Bunun dışında tek taraflı talepte bulunmak, biliyorum, sana öğreteceğim, doğru yolu göstereceğim gibi yaklaşımlarla kurulan iletişimler her zaman karşılıksız kalıyor. Daha da kötüsü bir tarafın ezilmesi, kendini ifade edememesi, anlaşılmıyorum hissi ile dolmasına neden oluyor. Bu da düşük özsaygı ile sonuçlanıyor.
Ergenlikte ortaya çıkan birçok riskli davranışın, uyuşturucu ve alkol kullanımının düşük özsaygı ile ilişkili olduğunu gösteren çalışmalar var.

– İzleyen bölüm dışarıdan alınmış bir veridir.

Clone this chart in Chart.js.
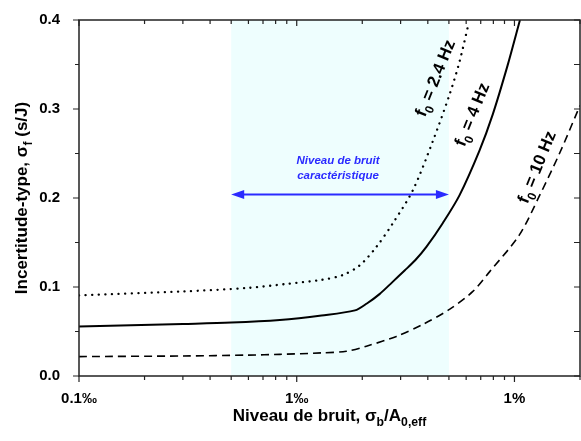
<!DOCTYPE html>
<html>
<head>
<meta charset="utf-8">
<script src="https://cdn.jsdelivr.net/npm/chart.js@4.4.0/dist/chart.umd.min.js"></script>
<style>
  html, body { margin: 0; padding: 0; background: #fff; }
</style>
</head>
<body>
<canvas id="noiseChart" width="581" height="441"></canvas>
<script>
// ===== DATA =====
// noise level sigma_b / A0,eff (fraction) vs standard uncertainty sigma_f (s/J)
const x24 = [0.0001, 0.0003, 0.0006, 0.0009, 0.0013, 0.00163, 0.00195, 0.00232, 0.00277, 0.00342, 0.00422, 0.00503, 0.00559, 0.00617];
const y24 = [0.0906, 0.095, 0.099, 0.1035, 0.108, 0.1135, 0.1245, 0.145, 0.172, 0.209, 0.264, 0.316, 0.353, 0.397];

const x4 = [0.0001, 0.0003, 0.0005, 0.000836, 0.0013, 0.00185, 0.0021, 0.0024, 0.00275, 0.00313, 0.0035, 0.00394, 0.00469, 0.00559, 0.0069, 0.00795, 0.0093, 0.0106];
const y4 = [0.0556, 0.0585, 0.060, 0.063, 0.068, 0.0737, 0.0815, 0.092, 0.1055, 0.1185, 0.130, 0.145, 0.172, 0.203, 0.253, 0.294, 0.349, 0.40];

const x10 = [0.0001, 0.0003, 0.0006, 0.000836, 0.0013, 0.00169, 0.00209, 0.00287, 0.0038, 0.00503, 0.00644, 0.00768, 0.0105, 0.013, 0.0161, 0.0195, 0.02];
const y10 = [0.0218, 0.0225, 0.0235, 0.0243, 0.026, 0.0278, 0.0335, 0.0445, 0.058, 0.0748, 0.095, 0.117, 0.158, 0.202, 0.25, 0.2976, 0.304];

const xTickValues = [0.0001, 0.001, 0.01];
const xTickLabels = ['0.1‰', '1‰', '1%'];
const yTickValues = [0, 0.1, 0.2, 0.3, 0.4];

const shadeRange = [0.0005, 0.005];   // "niveau de bruit caractéristique"
const arrowLevel = 0.204;

const curveLabels = [
  { freq: '2.4', x: 0.0043, y: 0.335 },
  { freq: '4', x: 0.00635, y: 0.294 },
  { freq: '10', x: 0.0126, y: 0.235 }
];

const FONT = '"Liberation Sans", Arial, sans-serif';

function toPoints(xs, ys) {
  return xs.map((x, i) => ({ x: x, y: ys[i] }));
}

// draw text made of normal / subscript parts
function drawRich(ctx, parts, x, y, size) {
  let w = 0;
  parts.forEach(p => {
    ctx.font = 'bold ' + (p[1] ? size * 0.72 : size) + 'px ' + FONT;
    w += ctx.measureText(p[0]).width;
  });
  let cx = x - w / 2;
  parts.forEach(p => {
    ctx.font = 'bold ' + (p[1] ? size * 0.72 : size) + 'px ' + FONT;
    ctx.fillText(p[0], cx, y + (p[1] ? size * 0.3 : 0));
    cx += ctx.measureText(p[0]).width;
  });
}

// ===== PLUGIN: shade, frame, ticks, arrow, labels =====
const decorations = {
  id: 'decorations',
  beforeDatasetsDraw(chart) {
    const { ctx, chartArea: a, scales: { x } } = chart;
    const x0 = x.getPixelForValue(shadeRange[0]);
    const x1 = x.getPixelForValue(shadeRange[1]);
    ctx.save();
    ctx.fillStyle = '#eefefe';
    ctx.fillRect(x0, a.top, x1 - x0, a.bottom - a.top);
    ctx.restore();
  },
  afterDatasetsDraw(chart) {
    const { ctx, chartArea: a, scales: { x, y } } = chart;
    ctx.save();

    // frame
    ctx.strokeStyle = '#222';
    ctx.lineWidth = 1.5;
    ctx.strokeRect(a.left, a.top, a.right - a.left, a.bottom - a.top);

    // x ticks (bottom outward, top inward)
    ctx.lineWidth = 1.2;
    ctx.beginPath();
    for (let d = 0.0001; d < 0.05; d *= 10) {
      for (let k = 1; k <= 9; k++) {
        const v = d * k;
        if (v > 0.0201) break;
        const px = x.getPixelForValue(v);
        const len = k === 1 ? 6 : 4;
        ctx.moveTo(px, a.bottom); ctx.lineTo(px, a.bottom + len);
        ctx.moveTo(px, a.top); ctx.lineTo(px, a.top + len);
      }
    }
    // y ticks (left outward, right inward)
    for (let i = 0; i <= 8; i++) {
      const v = i * 0.05;
      const py = y.getPixelForValue(v);
      const len = i % 2 === 0 ? 6 : 4;
      ctx.moveTo(a.left, py); ctx.lineTo(a.left - len, py);
      ctx.moveTo(a.right, py); ctx.lineTo(a.right - 6, py);
    }
    ctx.stroke();

    // double arrow
    const ax0 = x.getPixelForValue(shadeRange[0]);
    const ax1 = x.getPixelForValue(shadeRange[1]);
    const ay = y.getPixelForValue(arrowLevel);
    ctx.strokeStyle = '#2a2aff';
    ctx.fillStyle = '#2a2aff';
    ctx.lineWidth = 2;
    ctx.beginPath();
    ctx.moveTo(ax0 + 8, ay); ctx.lineTo(ax1 - 8, ay);
    ctx.stroke();
    ctx.beginPath();
    ctx.moveTo(ax0, ay); ctx.lineTo(ax0 + 13, ay - 4.5); ctx.lineTo(ax0 + 13, ay + 4.5); ctx.closePath();
    ctx.moveTo(ax1, ay); ctx.lineTo(ax1 - 13, ay - 4.5); ctx.lineTo(ax1 - 13, ay + 4.5); ctx.closePath();
    ctx.fill();

    ctx.font = 'italic bold 11.5px ' + FONT;
    ctx.textAlign = 'center';
    ctx.textBaseline = 'middle';
    const tx = (ax0 + ax1) / 2 - 2;
    ctx.fillText('Niveau de bruit', tx, ay - 34);
    ctx.fillText('caractéristique', tx, ay - 19);

    // curve labels
    ctx.fillStyle = '#000';
    ctx.textAlign = 'left';
    ctx.textBaseline = 'alphabetic';
    curveLabels.forEach(l => {
      ctx.save();
      ctx.translate(x.getPixelForValue(l.x), y.getPixelForValue(l.y));
      ctx.rotate(-68 * Math.PI / 180);
      drawRich(ctx, [['f', false], ['0', true], [' = ' + l.freq + ' Hz', false]], 0, 6, 17);
      ctx.restore();
    });

    // axis titles
    ctx.fillStyle = '#000';
    drawRich(ctx, [['Niveau de bruit, σ', false], ['b', true], ['/A', false], ['0,eff', true]],
      (a.left + a.right) / 2, 421, 17);
    ctx.save();
    ctx.translate(27, (a.top + a.bottom) / 2);
    ctx.rotate(-Math.PI / 2);
    drawRich(ctx, [['Incertitude-type, σ', false], ['f', true], [' (s/J)', false]], 0, 0, 17);
    ctx.restore();

    ctx.restore();
  }
};

// ===== CHART =====
const ctx = document.getElementById('noiseChart').getContext('2d');
new Chart(ctx, {
  type: 'line',
  data: {
    datasets: [
      {
        label: 'f0 = 2.4 Hz',
        data: toPoints(x24, y24),
        borderColor: '#000',
        borderWidth: 2.3,
        borderDash: [0.1, 6.5],
        borderCapStyle: 'round',
        pointRadius: 0,
        tension: 0.3
      },
      {
        label: 'f0 = 4 Hz',
        data: toPoints(x4, y4),
        borderColor: '#000',
        borderWidth: 2,
        pointRadius: 0,
        tension: 0.3
      },
      {
        label: 'f0 = 10 Hz',
        data: toPoints(x10, y10),
        borderColor: '#000',
        borderWidth: 1.6,
        borderDash: [8, 5],
        pointRadius: 0,
        tension: 0.3
      }
    ]
  },
  options: {
    responsive: false,
    animation: false,
    layout: { padding: { top: 14, right: 1, left: 0, bottom: 0 } },
    plugins: { legend: { display: false }, tooltip: { enabled: false } },
    scales: {
      x: {
        type: 'logarithmic',
        min: 0.0001,
        max: 0.02,
        grid: { display: false },
        border: { display: false },
        afterBuildTicks: (scale) => {
          scale.ticks = xTickValues.map(v => ({ value: v }));
        },
        afterFit: (scale) => { scale.height = 65; },
        ticks: {
          padding: 6,
          maxRotation: 0,
          autoSkip: false,
          color: '#000',
          font: { family: FONT, size: 15, weight: 'bold' },
          callback: (v) => {
            const i = xTickValues.findIndex(t => Math.abs(t - v) / t < 1e-6);
            return i >= 0 ? xTickLabels[i] : '';
          }
        }
      },
      y: {
        min: 0,
        max: 0.4,
        grid: { display: false },
        border: { display: false },
        afterBuildTicks: (scale) => {
          scale.ticks = yTickValues.map(v => ({ value: v }));
        },
        afterFit: (scale) => { scale.width = 79; },
        ticks: {
          padding: 11,
          color: '#000',
          font: { family: FONT, size: 15, weight: 'bold' },
          callback: (v) => v.toFixed(1)
        }
      }
    }
  },
  plugins: [decorations]
});
</script>
</body>
</html>
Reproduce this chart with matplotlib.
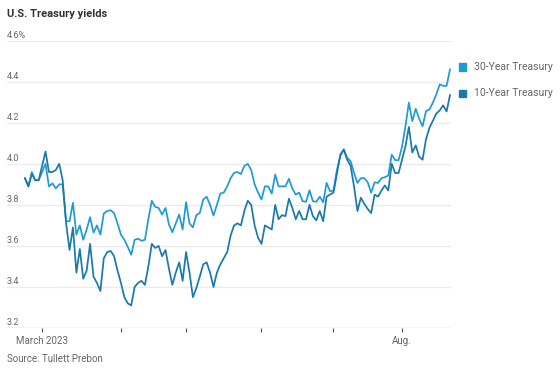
import matplotlib
matplotlib.use("Agg")
import matplotlib.pyplot as plt
import matplotlib.transforms as mtransforms
import numpy as np
import pandas as pd

plt.rcParams['font.family'] = ['Roboto', 'DejaVu Sans']

# trading days, Feb 22 - Aug 21 2023 (evenly spaced on the chart)
holidays = ['2023-04-07', '2023-05-29', '2023-06-19', '2023-07-04']
dates = pd.bdate_range('2023-02-22', '2023-08-21')
dates = dates[~dates.isin(pd.to_datetime(holidays))]

ten_year = [
    # Feb
    3.93, 3.89, 3.95, 3.92, 3.92,
    # Mar
    3.99, 4.06, 3.96, 3.96, 3.97, 4.00, 3.92, 3.71, 3.58, 3.69, 3.47, 3.585,
    3.44, 3.48, 3.61, 3.45, 3.42, 3.38, 3.54, 3.57, 3.575, 3.55, 3.48,
    # Apr
    3.42, 3.35, 3.32, 3.31, 3.40, 3.42, 3.43, 3.41, 3.50, 3.61, 3.59, 3.60,
    3.55, 3.58, 3.49, 3.41, 3.47, 3.52, 3.43,
    # May
    3.57, 3.47, 3.35, 3.395, 3.45, 3.51, 3.52, 3.47, 3.40, 3.47, 3.51, 3.54,
    3.57, 3.65, 3.70, 3.71, 3.70, 3.77, 3.82, 3.80, 3.70, 3.64,
    # Jun
    3.61, 3.70, 3.69, 3.68, 3.80, 3.73, 3.75, 3.745, 3.83, 3.785, 3.73, 3.77,
    3.73, 3.73, 3.80, 3.745, 3.725, 3.77, 3.72, 3.84, 3.85,
    # Jul
    3.86, 3.95, 4.045, 4.07, 4.02, 3.99, 3.89, 3.77, 3.835, 3.805, 3.78, 3.76,
    3.85, 3.84, 3.87, 3.895, 3.87, 4.00, 3.955, 3.955,
    # Aug
    4.02, 4.085, 4.18, 4.055, 4.09, 4.035, 4.02, 4.12, 4.175, 4.21, 4.245,
    4.26, 4.285, 4.255, 4.335,
]

thirty_year = [
    # Feb
    3.93, 3.89, 3.96, 3.92, 3.92,
    # Mar
    3.96, 4.00, 3.89, 3.905, 3.88, 3.90, 3.90, 3.72, 3.72, 3.81, 3.655, 3.70,
    3.63, 3.68, 3.74, 3.665, 3.70, 3.655, 3.758, 3.77, 3.774, 3.76, 3.71,
    # Apr
    3.655, 3.63, 3.595, 3.557, 3.63, 3.635, 3.625, 3.63, 3.73, 3.82, 3.79,
    3.785, 3.753, 3.785, 3.705, 3.666, 3.71, 3.753, 3.68,
    # May
    3.813, 3.71, 3.69, 3.75, 3.76, 3.826, 3.84, 3.80, 3.748, 3.80, 3.855, 3.86,
    3.89, 3.93, 3.956, 3.96, 3.95, 3.99, 4.00, 3.97, 3.90, 3.86,
    # Jun
    3.826, 3.89, 3.89, 3.855, 3.948, 3.89, 3.89, 3.89, 3.927, 3.88, 3.85, 3.86,
    3.818, 3.815, 3.871, 3.818, 3.815, 3.84, 3.813, 3.907, 3.866,
    # Jul
    3.87, 3.97, 4.037, 4.07, 4.03, 4.013, 3.956, 3.907, 3.93, 3.93, 3.91,
    3.859, 3.91, 3.907, 3.93, 3.935, 3.943, 4.045, 4.018, 4.018,
    # Aug
    4.083, 4.183, 4.298, 4.208, 4.268, 4.22, 4.183, 4.257, 4.265, 4.298,
    4.338, 4.387, 4.38, 4.38, 4.46,
]

y_ticks = [3.2, 3.4, 3.6, 3.8, 4.0, 4.2, 4.4, 4.6]
y_labels = ['3.2', '3.4', '3.6', '3.8', '4.0', '4.2', '4.4', '4.6%']
month_labels = ['March 2023', '', '', '', '', 'Aug.']

c30 = '#1f9ad6'
c10 = '#1a78ab'
grey = '#666666'

x = np.arange(len(dates))
# first trading day of each month from March on
first_of_month = [i for i in range(1, len(dates))
                  if dates[i].month != dates[i - 1].month]

fig = plt.figure(figsize=(5.6, 3.75), dpi=100)
ax = fig.add_axes([7 / 560, 1 - 328 / 375, 444 / 560, (328 - 40.7) / 375])

ax.plot(x, thirty_year, color=c30, lw=1.25, solid_joinstyle='round')
ax.plot(x, ten_year, color=c10, lw=1.25, solid_joinstyle='round')

# data starts a bit right of the gridline start
n = len(dates) - 1
ax.set_xlim(-n * 18 / 426, n * 427 / 426)
ax.set_ylim(3.2, 4.6)

for s in ax.spines.values():
    s.set_visible(False)

for v in y_ticks:
    ax.axhline(v, color='#ebebeb', lw=1.0, zorder=0)
ax.axhline(3.2, color='#dddddd', lw=1.0, zorder=0)

# y labels sit just above the gridlines at the left edge
trans = mtransforms.blended_transform_factory(ax.transAxes, ax.transData)
for v, lab in zip(y_ticks, y_labels):
    ax.text(0, v + 0.004, lab, transform=trans, ha='left', va='bottom',
            fontsize=6.5, color=grey)
ax.set_yticks([])

ax.set_xticks(first_of_month)
ax.set_xticklabels(month_labels, fontsize=7, color=grey)
ax.tick_params(axis='x', length=3, width=0.8, color='#555555', pad=3)

fig.text(7 / 560, 1 - 14 / 375, 'U.S. Treasury yields', fontsize=8,
         fontweight='bold', color='#333333', ha='left', va='center')
fig.text(7 / 560, 1 - 359 / 375, 'Source: Tullett Prebon', fontsize=7,
         color=grey, ha='left', va='center')

# legend
for yy, lab, col in [(67, '30-Year Treasury', c30), (93, '10-Year Treasury', c10)]:
    fig.patches.append(plt.Rectangle((459 / 560, 1 - (yy + 3.5) / 375),
                                     7 / 560, 7 / 375, color=col,
                                     transform=fig.transFigure))
    fig.text(474 / 560, 1 - yy / 375, lab, fontsize=7.5, color=grey,
             ha='left', va='center')

fig.savefig('out.png', dpi=100)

Bizim hanenin hafta seçimleri
Haftanın şiirsel öğretisi:
Çocuklar
Çocuklarınız sizin çocuklarınız değil, Onlar kendi yolunu izleyen Hayat'ın oğulları ve kızları. Sizin aracılığınızla geldiler ama sizden gelmediler. Ve sizinle birlikte olsalar da sizin değiller. Onlara sevginizi verebilirsiniz, düşüncelerinizi değil. Çünkü onların da kendi düşünceleri vardır. Bedenlerini tutabilirsiniz, ruhlarını değil. Çünkü ruhlar yarındadır, Siz ise yarını düşlerinizde bile göremezsiniz. Siz onlar gibi olmaya çalışabilirsiniz ama sakın onları Kendiniz gibi olmaya zorlamayın. Çünkü hayat geriye dönmez, dünle de bir alışverişi yoktur. Siz yaysınız, çocuklarınız ise sizden çok ilerilere atılmış oklar. Okçu, sonsuzluk yolundaki hedefi görür Ve o yüce gücü ile yayı eğerek okun uzaklara uçmasını sağlar. Okçunun önünde kıvançla eğilin Çünkü okçu, uzaklara giden oku sevdiği kadar Başını dimdik tutarak kalan yayı da sever.
Halil Cibran
|
Haftanın izlencesi: Mona Lisa Smile. Oldukça eski bir film ve çok izlenmiş olmasına rağmen anlamını koruyor. Var olma isteğini ve çabasını yeniden hatırlamak için izlenebilir.
Haftanın dinlencesi: Con Mucha Nata, Ara Malikian. Ruhumuz dinlensin, en azından özgürlüğün dansını hissedelim.
Haftanın kitabı: Bir Genç Kızın Anıları, Simone De Beauvoir. 1994 yılında Payel Yayınları tarafından yayınlanmış. Bir genç kızın bütün sorunlarını ince ayrıntıları ile işleyen bu kitabı roman rahatlığı ile okuyabilirsiniz. Yeni baskısı yok, ama sahaflarda bulma ihtimaliniz çok yüksek. Gerçekten okumaya değer.
Haftanın genç Kitabı: Dağın Ay'la Buluştuğu Yer, Grace Lin. Altın Kitaplar tarafından yayınlanmış. Hayal gücünü zenginleştiren bu kitap aile, mutluluk, dostluk temalarını işleyen bir masalı deneyimleme şansı sunuyor. 10 yaşından itibaren okunabilir.